Fiscal treaty splits Dutch parties ahead of election

Emile Roemer 300 x 200.jpg

The euro's new fiscal pact has become a political football in the Netherlands ahead of September elections, with Finance Minister Jan Kees de Jager dismissing opposition suggestions it should reject the treaty.

Socialist leader Emile Roemer, who some polls show on course to become the next prime minister, said Friday (17 August) the Netherlands would refuse to pay a penalty to the European Union if its budget deficit exceeded 3% of GDP, breaking EU rules.

His party also signalled it would demand a referendum on the compact, a core element in Europe's attempts to fix its debt crisis.

De Jager – whose  Christian Democrat party ruled in coalition with the Liberals until the government's collapse in April – on Friday reiterated the Netherlands' commitment to the EU's 3% budget deficit rule.

He said some investors had called the ministry to seek clarity on Roemer's comments and that he and other officials were working to reassure them that the Netherlands would meet its obligations under European guidelines no matter what party was in charge.

"We wanted these rules ourselves. You have to stick to international agreements. Therefore we need stricter rules to prevent a debt crisis as seen in the past years. A different opinion is counter-productive," De Jager said.

The Dutch deficit is expected to be 4.2% of GDP in 2012, but the government has promised it will fall to 2.9%, below the EU target, by a deadline of 2013.

"The government has to get things working again. And then I have to pay a ridiculous penalty if the deficit is larger than 3%? Over my dead body," Roemer was quoted as saying in Dutch financial newspaper Het Financieele Dagblad.

"The Netherlands is one of the biggest net payers [to the EU]. Spain also gets more time. That should apply to everyone. We have to do what is wise," Roemer said.

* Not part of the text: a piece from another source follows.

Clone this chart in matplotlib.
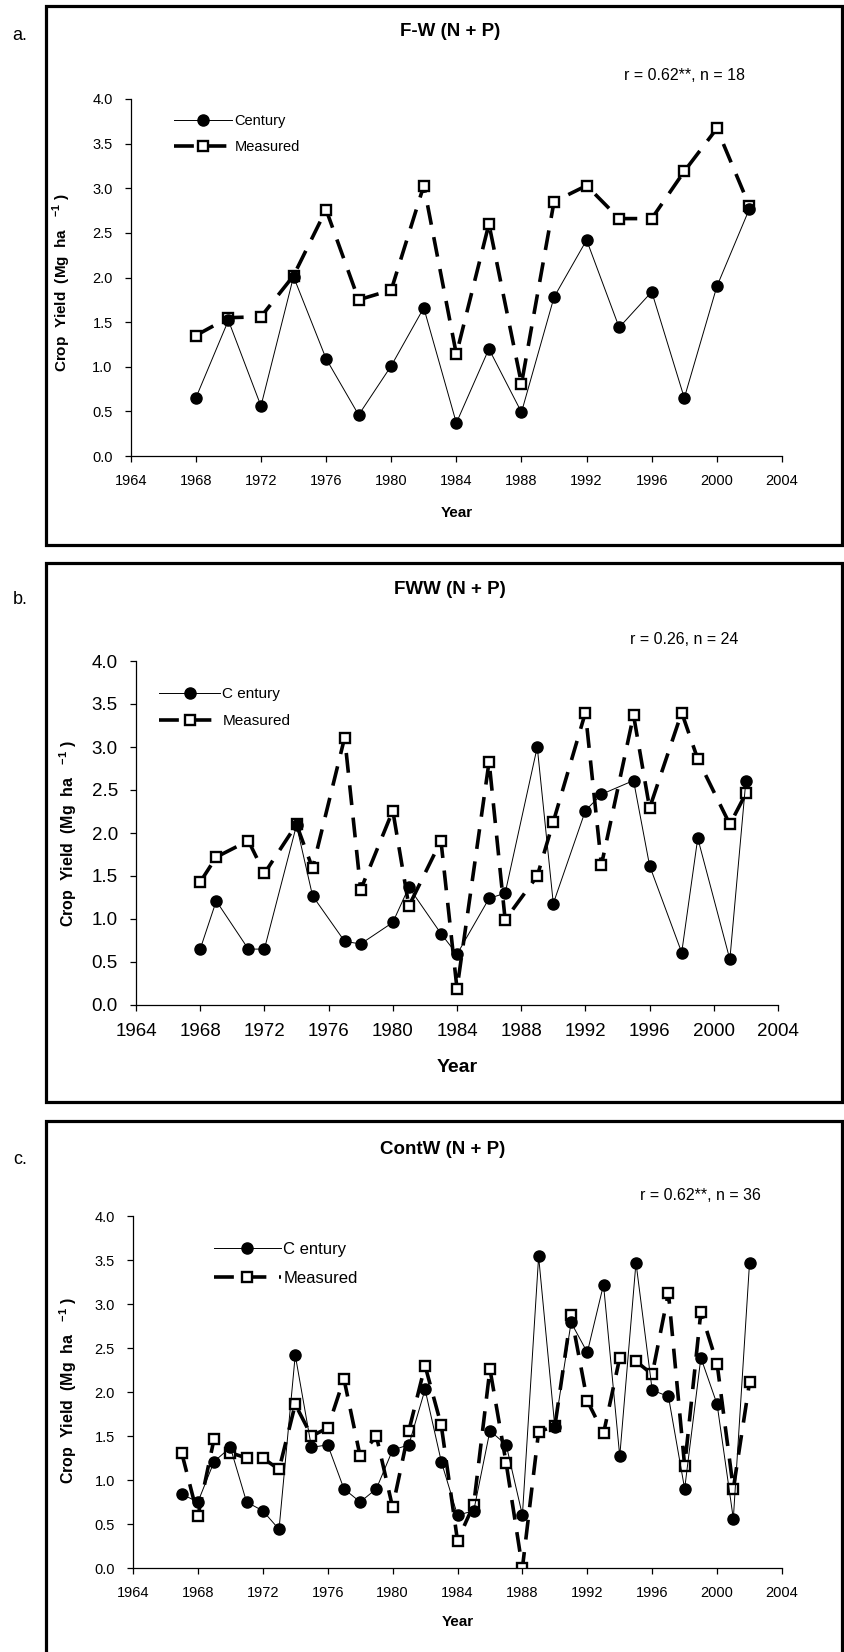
import matplotlib.pyplot as plt
from matplotlib.patches import Rectangle

plt.rcParams['font.family'] = ['Liberation Sans', 'DejaVu Sans']
plt.rcParams['mathtext.fontset'] = 'custom'
plt.rcParams['mathtext.rm'] = 'Liberation Sans'
plt.rcParams['mathtext.bf'] = 'Liberation Sans:bold'

W, H = 844, 1652

# a. F-W (N + P)
years_a = [1968, 1970, 1972, 1974, 1976, 1978, 1980, 1982, 1984, 1986,
           1988, 1990, 1992, 1994, 1996, 1998, 2000, 2002]
century_a = [0.65, 1.52, 0.56, 2.01, 1.09, 0.46, 1.01, 1.66, 0.37, 1.20,
             0.49, 1.78, 2.42, 1.44, 1.84, 0.65, 1.90, 2.77]
measured_a = [1.35, 1.55, 1.56, 2.02, 2.76, 1.75, 1.86, 3.03, 1.14, 2.60,
              0.81, 2.85, 3.03, 2.66, 2.66, 3.19, 3.67, 2.80]

# b. FWW (N + P)
years_b = [1968, 1969, 1971, 1972, 1974, 1975, 1977, 1978, 1980, 1981, 1983, 1984,
           1986, 1987, 1989, 1990, 1992, 1993, 1995, 1996, 1998, 1999, 2001, 2002]
century_b = [0.65, 1.21, 0.65, 0.65, 2.09, 1.27, 0.74, 0.71, 0.96, 1.37, 0.83, 0.59,
             1.24, 1.30, 3.00, 1.18, 2.26, 2.45, 2.61, 1.62, 0.61, 1.94, 0.53, 2.61]
measured_b = [1.43, 1.72, 1.91, 1.53, 2.10, 1.59, 3.11, 1.34, 2.26, 1.15, 1.91, 0.19,
              2.83, 0.99, 1.50, 2.13, 3.40, 1.63, 3.37, 2.29, 3.40, 2.86, 2.10, 2.46]

# c. ContW (N + P)
years_c = [1967, 1968, 1969, 1970, 1971, 1972, 1973, 1974, 1975, 1976, 1977, 1978,
           1979, 1980, 1981, 1982, 1983, 1984, 1985, 1986, 1987, 1988, 1989, 1990,
           1991, 1992, 1993, 1994, 1995, 1996, 1997, 1998, 1999, 2000, 2001, 2002]
century_c = [0.84, 0.75, 1.21, 1.37, 0.75, 0.65, 0.44, 2.42, 1.37, 1.40, 0.90, 0.75,
             0.90, 1.34, 1.40, 2.03, 1.21, 0.60, 0.65, 1.56, 1.40, 0.60, 3.54, 1.60,
             2.79, 2.45, 3.22, 1.27, 3.47, 2.02, 1.95, 0.90, 2.39, 1.86, 0.56, 3.47]
measured_c = [1.31, 0.59, 1.47, 1.31, 1.25, 1.25, 1.12, 1.86, 1.50, 1.59, 2.15, 1.27,
              1.50, 0.69, 1.56, 2.30, 1.62, 0.31, 0.72, 2.26, 1.19, 0.00, 1.55, 1.61,
              2.88, 1.90, 1.53, 2.39, 2.35, 2.20, 3.13, 1.16, 2.91, 2.32, 0.90, 2.11]

xticks = [1964, 1968, 1972, 1976, 1980, 1984, 1988, 1992, 1996, 2000, 2004]
yticks = [0.0, 0.5, 1.0, 1.5, 2.0, 2.5, 3.0, 3.5, 4.0]
ylab = 'Crop  Yield  (Mg  ha   $^{\\mathbf{-1}}$ )'


def fx(x):
    return x / W


def fy(y):
    return 1 - y / H


def panel(fig, box, axbox, letter, letter_y, title, title_xy, rtext, r_xy,
          leg_xy, leg_names, years, century, measured,
          tick_size, leg_size, ylab_size, ylab_xy, year_y):
    bx0, by0, bx1, by1 = box
    fig.add_artist(Rectangle((fx(bx0), fy(by1)), fx(bx1 - bx0), (by1 - by0) / H,
                             transform=fig.transFigure, fill=False, lw=2.3,
                             ec='black'))
    fig.text(fx(20), fy(letter_y), letter, fontsize=13, ha='center', va='center')

    x0, x1, yt, yb = axbox
    ax = fig.add_axes([fx(x0), fy(yb), fx(x1 - x0), (yb - yt) / H])
    ax.plot(years, measured, color='black', lw=2.6, dashes=(5.5, 3.5),
            marker='s', ms=7, mfc='white', mec='black', mew=1.7,
            label=leg_names[1], zorder=2)
    ax.plot(years, century, color='black', lw=0.7, marker='o', ms=8,
            mfc='black', mec='black', label=leg_names[0], zorder=3)

    ax.set_xlim(1964, 2004)
    ax.set_ylim(0, 4)
    ax.set_xticks(xticks)
    ax.set_yticks(yticks)
    ax.set_yticklabels(['%.1f' % v for v in yticks])
    for s in ['top', 'right']:
        ax.spines[s].set_visible(False)
    for s in ['left', 'bottom']:
        ax.spines[s].set_linewidth(0.9)
    ax.tick_params(direction='out', length=4, width=0.9, labelsize=tick_size)
    ax.tick_params(axis='x', pad=9)
    ax.tick_params(axis='y', pad=9)
    ax.patch.set_alpha(0)

    fig.text(fx((x0 + x1) / 2), fy(year_y), 'Year', fontsize=tick_size + 0.5,
             fontweight='bold', ha='center', va='center')
    fig.text(fx(ylab_xy[0]), fy(ylab_xy[1]), ylab, rotation=90,
             fontsize=ylab_size, fontweight='bold', ha='center', va='center')

    fig.text(fx(title_xy[0]), fy(title_xy[1]), title, fontsize=13.5,
             fontweight='bold', ha='center', va='center')
    fig.text(fx(r_xy[0]), fy(r_xy[1]), rtext, fontsize=11.5, ha='center',
             va='center')

    h, l = ax.get_legend_handles_labels()
    ax.legend([h[1], h[0]], [l[1], l[0]], loc='upper left',
              bbox_to_anchor=(fx(leg_xy[0]), fy(leg_xy[1])),
              bbox_transform=fig.transFigure, frameon=False, borderpad=0,
              borderaxespad=0, handlelength=4.0, handletextpad=0.15,
              labelspacing=0.85, prop={'size': leg_size})
    return ax


fig = plt.figure(figsize=(W / 100, H / 100), dpi=100)

panel(fig, (46, 6, 842, 545), (130.7, 782, 99, 456), 'a.', 36,
      'F-W (N + P)', (450, 32), 'r = 0.62**, n = 18', (684, 76),
      (174, 114), ['Century', 'Measured'], years_a, century_a, measured_a,
      10.5, 10.5, 11, (62, 283), 513)

panel(fig, (46, 563, 842, 1102), (136, 778, 661, 1005), 'b.', 600,
      'FWW (N + P)', (450, 590), 'r = 0.26, n = 24', (684, 639),
      (159, 687), ['C entury', 'Measured'], years_b, century_b, measured_b,
      13.5, 11, 11.5, (68, 834), 1068)

panel(fig, (46, 1121, 842, 1700), (133, 782, 1216, 1568), 'c.', 1159,
      'ContW (N + P)', (443, 1149), 'r = 0.62**, n = 36', (700, 1196),
      (214, 1242), ['C entury', 'Measured'], years_c, century_c, measured_c,
      10.5, 12, 11.5, (68, 1391), 1622)

fig.savefig('out.png', dpi=100)
plt.close()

The Liberal-Christian Democrat government collapsed in April when its chief ally, the populist Freedom Party, refused to back big budget cuts aimed at meeting the EU's deficit targets.

Within days of the government crisis, De Jager pulled off a budget deal with the support of three opposition parties.

The finance minister also reiterated in Friday that the focus of the Netherlands and the eurozone was to keep the single currency area together.

"We never speculate about an exit from, or the break-up of the eurozone. The eurozone is very important for the Netherlands. We've benefited a lot from Europe and the single market," De Jager told reporters.

Prime Minister Mark Rutte's centre-right coalition government collapsed in April over proposed budget cuts.

The controversy centred around the proposed 1.6% of GDP deficit reduction mandated by EU rules, which would likely entail substantial cuts to health and pension spending.

In recession since July 2011, the Netherlands has since become one among the eurozone’s worst performers, expected to shrink 0.9% this year, while triple-A peers Germany, Finland and Luxembourg are seen growing moderately.

The snap election will be held on 12 September.